Mais do que um documento magno, a Constituição como foi redigida reflete um projeto de país democrático, no qual o Estado tem o dever de garantir os direitos e a população de cobrá-los caso não cumpridos com o acionamento do Judiciário. “Os constituintes quiseram tematizar no documento problemas sociais que eram muito anteriores à ditadura. A Constituição não é somente uma reação ao que aconteceu nos anos ditatoriais, mas uma reflexão sobre a história do país”, explica Dimitri.
Mais do que um documento magno, a Constituição como foi redigida reflete um projeto de país democrático, no qual o Estado tem o dever de garantir direitos
Para exemplificar, o professor discorre sobre o racismo, previsto como crime na Constituição no artigo 5 e fruto da luta de movimentos sociais negros e anti-racistas. “Não é que houve racismo especificamente na Ditadura, e sim que a história do Brasil é escravocrata e era necessário um compromisso para combater o racismo e outros problemas sociais já existentes”, explica.
Nesta perspectiva, a Constituição foi uma aposta do povo brasileiro na democracia e no Estado, ao oferecer ferramentas possíveis para que futuros governantes, independentemente de suas matrizes ideológicas, encontrassem nela caminhos para sua efetivação.
Construir uma constituição que é referência em democracia e garantia de direitos não determina, contudo, que esses direitos serão concretizados.
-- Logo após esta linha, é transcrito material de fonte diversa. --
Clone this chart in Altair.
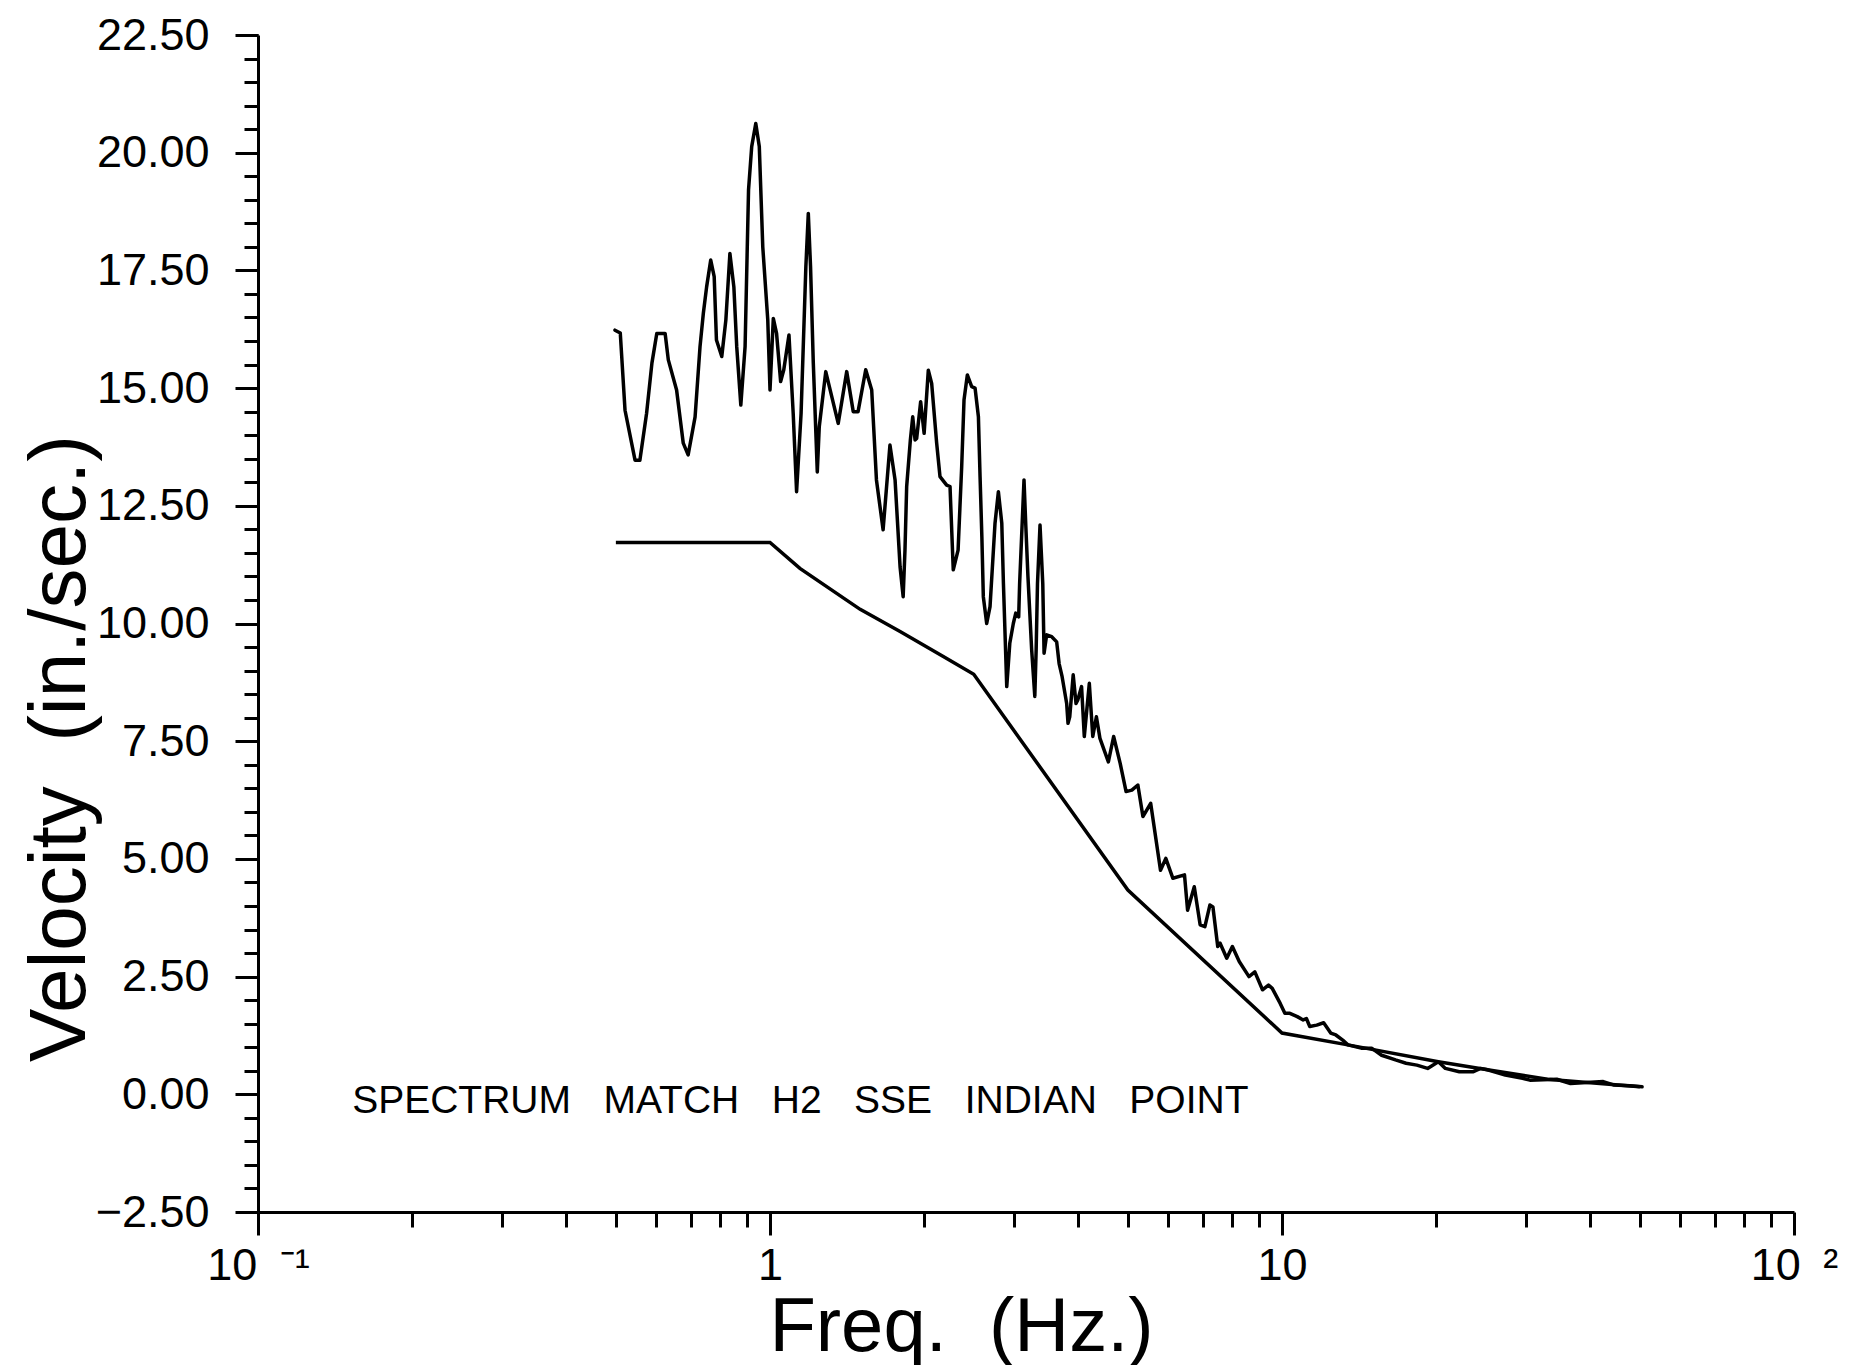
import altair as alt
import pandas as pd

# ---- data ----
freq_hz = [0.498, 0.51, 0.521, 0.545, 0.557, 0.574, 0.588, 0.601, 0.624, 0.633,
           0.657, 0.677, 0.692, 0.714, 0.730, 0.741, 0.752, 0.766, 0.778, 0.786,
           0.805, 0.820, 0.835, 0.850, 0.861, 0.877, 0.894, 0.908, 0.921, 0.938,
           0.953, 0.968, 0.99, 1.0, 1.015, 1.03, 1.049, 1.064, 1.089, 1.11,
           1.127, 1.15, 1.175, 1.188, 1.20, 1.215, 1.237, 1.248, 1.285, 1.306,
           1.359, 1.412, 1.454, 1.486, 1.538, 1.58, 1.614, 1.663, 1.715, 1.755,
           1.795, 1.82, 1.835, 1.849, 1.88, 1.90, 1.92, 1.934, 1.969, 2.0,
           2.038, 2.069, 2.116, 2.148, 2.213, 2.247, 2.280, 2.33, 2.368, 2.393,
           2.429, 2.477, 2.515, 2.553, 2.572, 2.593, 2.61, 2.65, 2.69, 2.751,
           2.793, 2.836, 2.857, 2.90, 2.94, 2.987, 3.02, 3.06, 3.073, 3.134,
           3.16, 3.19, 3.244, 3.29, 3.31, 3.33, 3.368, 3.41, 3.43, 3.47,
           3.55, 3.63, 3.67, 3.72, 3.797, 3.82, 3.85, 3.91, 3.96, 3.99,
           4.06, 4.11, 4.204, 4.27, 4.34, 4.41, 4.58, 4.69, 4.83, 4.96,
           5.09, 5.23, 5.35, 5.54, 5.79, 5.93, 6.12, 6.45, 6.54, 6.74,
           6.92, 7.07, 7.23, 7.33, 7.49, 7.57, 7.80, 8.0, 8.25, 8.62,
           8.85, 9.16, 9.41, 9.57, 9.92, 10.13, 10.36, 10.71, 11.0, 11.16,
           11.33, 11.69, 12.06, 12.45, 12.74, 13.14, 13.45, 14.28, 14.96, 15.65,
           16.66, 17.47, 18.34, 19.25, 20.2, 20.85, 22.2, 23.65, 24.42, 25.2,
           27.3, 29.5, 30.5, 34.4, 36.6, 42.4, 44.4, 47.8, 50.5]
velocity = [16.23, 16.17, 14.53, 13.47, 13.47, 14.46, 15.53, 16.16, 16.16, 15.6,
            14.96, 13.83, 13.58, 14.39, 15.88, 16.59, 17.15, 17.72, 17.37, 16.02,
            15.67, 16.45, 17.86, 17.15, 15.88, 14.64, 15.88, 19.21, 20.13, 20.62,
            20.13, 18.0, 16.45, 14.96, 16.48, 16.16, 15.14, 15.39, 16.13, 14.46,
            12.8, 14.46, 17.58, 18.71, 17.58, 15.53, 13.22, 14.18, 15.35, 15.03,
            14.25, 15.35, 14.5, 14.5, 15.39, 14.96, 13.05, 11.99, 13.79, 13.05,
            11.2, 10.57, 11.56, 12.91, 13.9, 14.39, 13.9, 13.93, 14.71, 14.04,
            15.38, 15.1, 13.83, 13.12, 12.94, 12.91, 11.14, 11.56, 13.33, 14.75,
            15.28, 15.03, 15.0, 14.39, 13.12, 11.84, 10.57, 10.0, 10.36, 12.13,
            12.8, 12.13, 10.85, 8.66, 9.58, 10.0, 10.22, 10.14, 10.85, 13.05,
            12.06, 11.0, 9.44, 8.45, 9.44, 10.85, 12.09, 10.85, 9.37, 9.76,
            9.72, 9.61, 9.15, 8.87, 8.3, 7.88, 8.02, 8.91, 8.3, 8.37,
            8.66, 7.6, 8.73, 7.6, 8.02, 7.56, 7.06, 7.6, 7.03, 6.43,
            6.46, 6.57, 5.9, 6.18, 4.76, 5.01, 4.59, 4.66, 3.91, 4.41,
            3.6, 3.56, 4.02, 3.98, 3.14, 3.21, 2.89, 3.14, 2.82, 2.5,
            2.6, 2.22, 2.32, 2.25, 1.93, 1.72, 1.72, 1.65, 1.58, 1.61,
            1.44, 1.47, 1.52, 1.3, 1.26, 1.15, 1.05, 0.98, 0.98, 0.83,
            0.73, 0.66, 0.62, 0.55, 0.69, 0.55, 0.48, 0.48, 0.55, 0.52,
            0.41, 0.34, 0.3, 0.32, 0.23, 0.27, 0.2, 0.18, 0.16]

target_freq = [0.5, 1.0, 1.144, 1.5, 1.795, 2.18, 2.5, 5.0, 10.0, 13.45, 20.2, 25.2, 33.0, 50.0]
target_vel = [11.72, 11.72, 11.17, 10.3, 9.83, 9.3, 8.92, 4.34, 1.3, 1.05, 0.69, 0.52, 0.32, 0.16]

y_major = [-2.5, 0.0, 2.5, 5.0, 7.5, 10.0, 12.5, 15.0, 17.5, 20.0, 22.5]
y_minor = [round(-2.5 + 0.5 * i, 2) for i in range(51)]
x_major = [0.1, 1, 10, 100]
x_minor = [0.2, 0.3, 0.4, 0.5, 0.6, 0.7, 0.8, 0.9,
           2, 3, 4, 5, 6, 7, 8, 9,
           20, 30, 40, 50, 60, 70, 80, 90]

note_text = "SPECTRUM\u00a0\u00a0\u00a0MATCH\u00a0\u00a0\u00a0H2\u00a0\u00a0\u00a0SSE\u00a0\u00a0\u00a0INDIAN\u00a0\u00a0\u00a0POINT"
note = pd.DataFrame({"f": [0.1527], "v": [-0.40], "label": [note_text]})

spec_df = pd.DataFrame({"f": freq_hz, "v": velocity})
target_df = pd.DataFrame({"f": target_freq, "v": target_vel})

FONT = "Liberation Sans"
xscale = alt.Scale(type="log", domain=[0.1, 100], nice=False)
yscale = alt.Scale(domain=[-2.5, 22.5], nice=False, zero=False)

x_axis_main = alt.Axis(
    orient="bottom", values=x_major, grid=False,
    tickSize=23, tickWidth=3, domainWidth=3,
    labelFontSize=45, labelPadding=8, labelBaseline="top",
    labelFlush=False, labelOverlap=False,
    labelExpr="datum.value < 0.5 ? '10\u2002\u207b\u00b9' : (datum.value > 50 ? '10\u2002\u00b2' : (datum.value < 5 ? '1' : '10'))",
    title="Freq.\u00a0\u00a0(Hz.)", titleFontSize=76, titleFontWeight="normal",
    titleX=703, titleY=138, titleAlign="center", titleBaseline="alphabetic",
)
y_axis_main = alt.Axis(
    orient="left", values=y_major, format=".2f", grid=False,
    tickSize=23, tickWidth=3, domainWidth=3,
    labelFontSize=45, labelPadding=26, labelBaseline="middle",
    labelFlush=False, labelOverlap=False,
    title="Velocity\u00a0\u00a0(in./sec.)", titleFontSize=80, titleFontWeight="normal",
    titleX=-174, titleY=713, titleAngle=270, titleAlign="center", titleBaseline="alphabetic",
)
x_axis_minor = alt.Axis(orient="bottom", values=x_minor, grid=False, domain=False,
                        labels=False, tickSize=15, tickWidth=3, title=None)
y_axis_minor = alt.Axis(orient="left", values=y_minor, grid=False, domain=False,
                        labels=False, tickSize=14, tickWidth=3, title=None)

target = alt.Chart(target_df).mark_line(color="black", strokeWidth=3.5).encode(
    x=alt.X("f:Q", scale=xscale, axis=x_axis_main),
    y=alt.Y("v:Q", scale=yscale, axis=y_axis_main),
)
spectrum = alt.Chart(spec_df).mark_line(
    color="black", strokeWidth=3.5, strokeJoin="round", strokeCap="round"
).encode(
    x=alt.X("f:Q", scale=xscale, axis=x_axis_minor),
    y=alt.Y("v:Q", scale=yscale, axis=y_axis_minor),
)
label = alt.Chart(note).mark_text(
    align="left", baseline="alphabetic", font=FONT, fontSize=39, color="black"
).encode(
    x=alt.X("f:Q", scale=xscale, axis=None),
    y=alt.Y("v:Q", scale=yscale, axis=None),
    text="label:N",
)

chart = alt.layer(target, spectrum, label).resolve_axis(
    x="independent", y="independent"
).properties(
    width=1536, height=1177,
    autosize=alt.AutoSizeParams(type="none"),
    padding={"left": 258, "top": 35, "right": 60, "bottom": 153},
    background="white",
).configure_view(stroke=None).configure_axis(
    labelFont=FONT, titleFont=FONT, labelColor="black", titleColor="black",
    domainColor="black", tickColor="black",
)

chart.save("out.html", embed_options={"renderer": "svg", "actions": False})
A própria construção da Constituição foi resultado de lutas de pactuação entre setores progressistas e conservadores, onde ambas as partes tiveram que ceder para tornar a materialização do documento possível.
“Em panorama geral, nos últimos 30 anos, temos avançando em relação à Constituição. Temos certa estabilidade econômica, institucional e política, apesar do recente impeachment de Dilma Rousseff em 2016, cuja legalidade ainda é questionada”, avalia Rafael.
No que concerne aos direitos humanos ainda se está longe do prescrito, principalmente quando o escopo são os direitos das populações histórica e socialmente prejudicadas
Se houve relativa manutenção dos princípios democráticos, permitindo o funcionamento do sistema político, também é possível apontar, na opinião dos dois especialistas, que no que concerne aos direitos humanos ainda se está longe do prescrito, principalmente quando o escopo são os direitos das populações histórica e socialmente prejudicadas, como as populações tradicionais, negras e LGBT.
Isso se dá, segundo Dimitri, por conta de “certa seletividade constitucional”. Ou seja, existem artigos dentro da Constituição que são menos disputados e mais aceitos. Enquanto partes mais liberais da Constituição são priorizadas, vemos aquilo que diz de mudanças sociais ser silenciado.
“A liberdade de expressão, os direitos clássicos como à propriedade privada e o funcionamento – ainda que questionável – do sistema político, com eleições a cada quatro anos, são mais aceitos. Já no que de fato é novidade nesta Constituição, se analisado artigo por artigo e por áreas como Educação e Saúde, se percebem avanços, mas também graves deficiências.”
A Constituição de 1988 e a própria democracia, no entanto, não são conquistas dadas e finitas. Sua manutenção é uma atividade perene: se foram os movimentos sociais e as organizações da sociedade civil que influenciaram progressivamente sua feitura, incidindo nos direitos sociais ante interesses de setores mais conservadores, é também a participação social praticada nos dias de hoje a ferramenta para garantir que a Constituição seja reconhecida e respeitada para o combate às desigualdades.
“Entende-se que a Constituição Federal precisa ser efetivada diariamente. Se as instituições públicas e privadas deixam de fazê-lo, ela acaba se tornando só um papel. É preciso ressaltar que essa responsabilidade compartilhada se faz no dia a dia, logo, a contínua pressão para sua efetivação é muito importante”, explica Rafael.
Dimitri contrapõe. Para ele, a participação social enquanto um direito carece de ênfase no documento final constituinte. “Mesmo assim, a participação social ainda é um dos maiores aliados na efetivação da Constituição. Mandar um projeto de lei para o Senado, fazer protestos e manifestações, são alguns dos mecanismos de participação institucional do cidadão.”
A Constituição de 1988 e a própria democracia, no entanto, não são conquistas dadas e finitas. Sua manutenção é uma atividade perene
Entretanto, é consenso a necessidade de reconhecer a Constituição e lutar contra qualquer retrocesso que ameace o Brasil como Estado de Direito ante um momento de profunda crise econômica, social e institucional como a que o País vive e um cenário de eleições que promete uma forte polarização.
Para Rafael, o Brasil é um país relativamente novo, com pouca história constitucional e períodos curtos de estabilidade. São 30 anos sem nenhuma ruptura mais drástica, o que não torna, porém, o amadurecimento democrático garantindo.
“Uma crise como a que estamos vivendo pode ser uma abertura não para um processo de ruptura constitucional, mas para uma ferida que pode se abrir completamente nos próximos anos. A história não acontece de um dia para o outro, mas em processos espalhados pelo tempo. Por isso, é importante superar nossas diferenças para que pelo menos encontremos respeito à Constituição de 1988 e o que representa enquanto denominador comum”, conclui.